New Delhi: A copy of the Citizenship (Amendment) Bill, 2019, which seeks to grant citizenship to religious minorities from Pakistan, Bangladesh and Afghanistan, was Friday distributed among the members of Parliament for them to study. The bill will be tabled in the Lok Sabha next week.
The new legislation aims to grant citizenship to Hindus, Sikhs, Buddhists, Parsis, Jains and Christians from Afghanistan, Pakistan and Bangladesh who sought shelter in India following religious persecution. Those seeking citizenship will have to prove that they entered India on or before 31 December 2014.
The Union cabinet had Wednesday cleared CAB after a series of consultations led by Home Minister Amit Shah with chief ministers of the Northeastern states, along with representatives of student bodies, civil society and political leaders from the region.
Shah had asserted that the legislation was tweaked so that states where the Inner Line Permit (ILP) is applicable, and tribal areas of Assam, Meghalaya, Tripura and Mizoram that are notified under the Sixth Schedule of the Constitution would be kept out of its purview.
Barring the Central Young Mizo Association that claims to have no issues with the tweaked bill, various other Northeastern groups have offered a mixed response to the new provisions.
Here is a look at the Constitution’s Sixth Schedule and what does its exemption from CAB mean for the tribal areas.
What is the Sixth Schedule
The Sixth Schedule consists of provisions for the administration of tribal areas in Assam, Meghalaya, Tripura and Mizoram, according to Article 244 of the Indian Constitution.
Passed by the Constituent Assembly in 1949, it seeks to safeguard the rights of tribal population through the formation of Autonomous District Councils (ADC). ADCs are bodies representing a district to which the Constitution has given varying degrees of autonomy within the state legislature.
The governors of these states are empowered to reorganise boundaries of the tribal areas. In simpler terms, she or he can choose to include or exclude any area, increase or decrease the boundaries and unite two or more autonomous districts into one. They can also alter or change the names of autonomous regions without a separate legislation.

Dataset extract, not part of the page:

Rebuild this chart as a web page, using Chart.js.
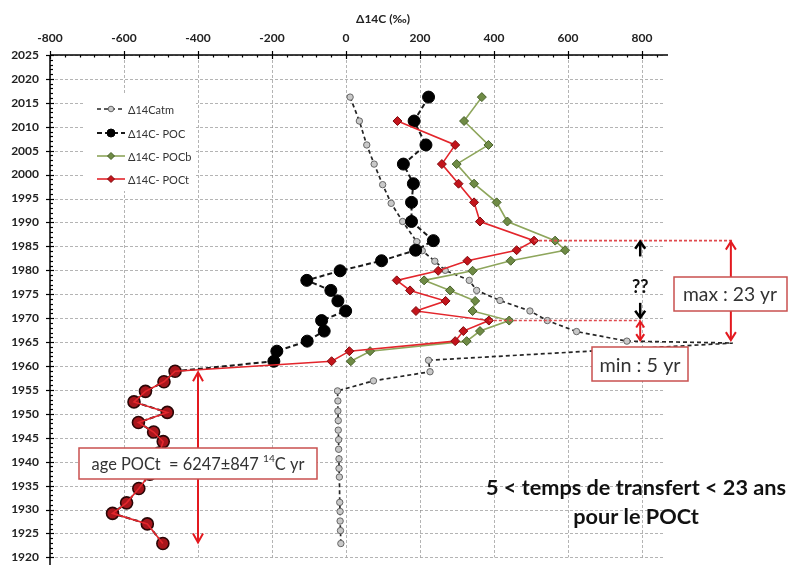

Autonomous districts and regional councils
Along with ADCs, the Sixth Schedule also provides for separate Regional Councils for each area constituted as an autonomous region. In all, there are 10 areas in the Northeast that are registered as autonomous districts – three in Assam, Meghalaya and Mizoram and one in Tripura. These regions are named as district council of (name of district) and regional council of (name of region).
Each autonomous district and regional council consists of not more than 30 members, of which four are nominated by the governor and the rest via elections. All of them remain in power for a term of five years.
The Bodoland Territorial Council, however, is an exception as it can constitute up to 46 members out of which 40 are elected. Of these 40 seats, 35 are reserved for the Scheduled Tribes and non-tribal communities, five are unreserved and the rest six are nominated by the governor from unrepresented communities of the Bodoland Territorial Areas District (BTAD).
ADCs empowered with civil and judicial powers
The ADCs are empowered with civil and judicial powers, can constitute village courts within their jurisdiction to hear trial of cases involving the tribes. Governors of states that fall under the Sixth Schedule specifies the jurisdiction of high courts for each of these cases.
The councils are also empowered to make legislative laws on matters like land, forests, fisheries, social security, entertainment, public health, etc. with due approval from the governor. The roles of the central and state governments are restricted from the territorial jurisdiction of these autonomous regions.
Also, Acts passed by Parliament and state legislatures may or may not be levied in these regions unless the President and the governor gives her or his approval, with or without modifications in the laws for the autonomous regions.
What CAB exemption means for 6th Schedule areas
The tweaked CAB states that areas under the Sixth Schedule are exempted from its purview, which means non-Muslim refugees from the three countries who are granted Indian citizenship will not have any land or trading rights in the autonomous regions.
If the bill is passed in both Houses of Parliament with all the provisions of exemption, the Sixth Schedule will play the primary role in these regions for safeguarding the rights of tribal population and preventing influx.
This essentially means the refugees can neither reside or settle in the 10 autonomous districts, nor enjoy benefits extended to the tribals, even if they are provided with Indian citizenship. Further, the laws made by ADCs with the powers bestowed upon them by the Sixth Schedule will not be scrapped by the CAB.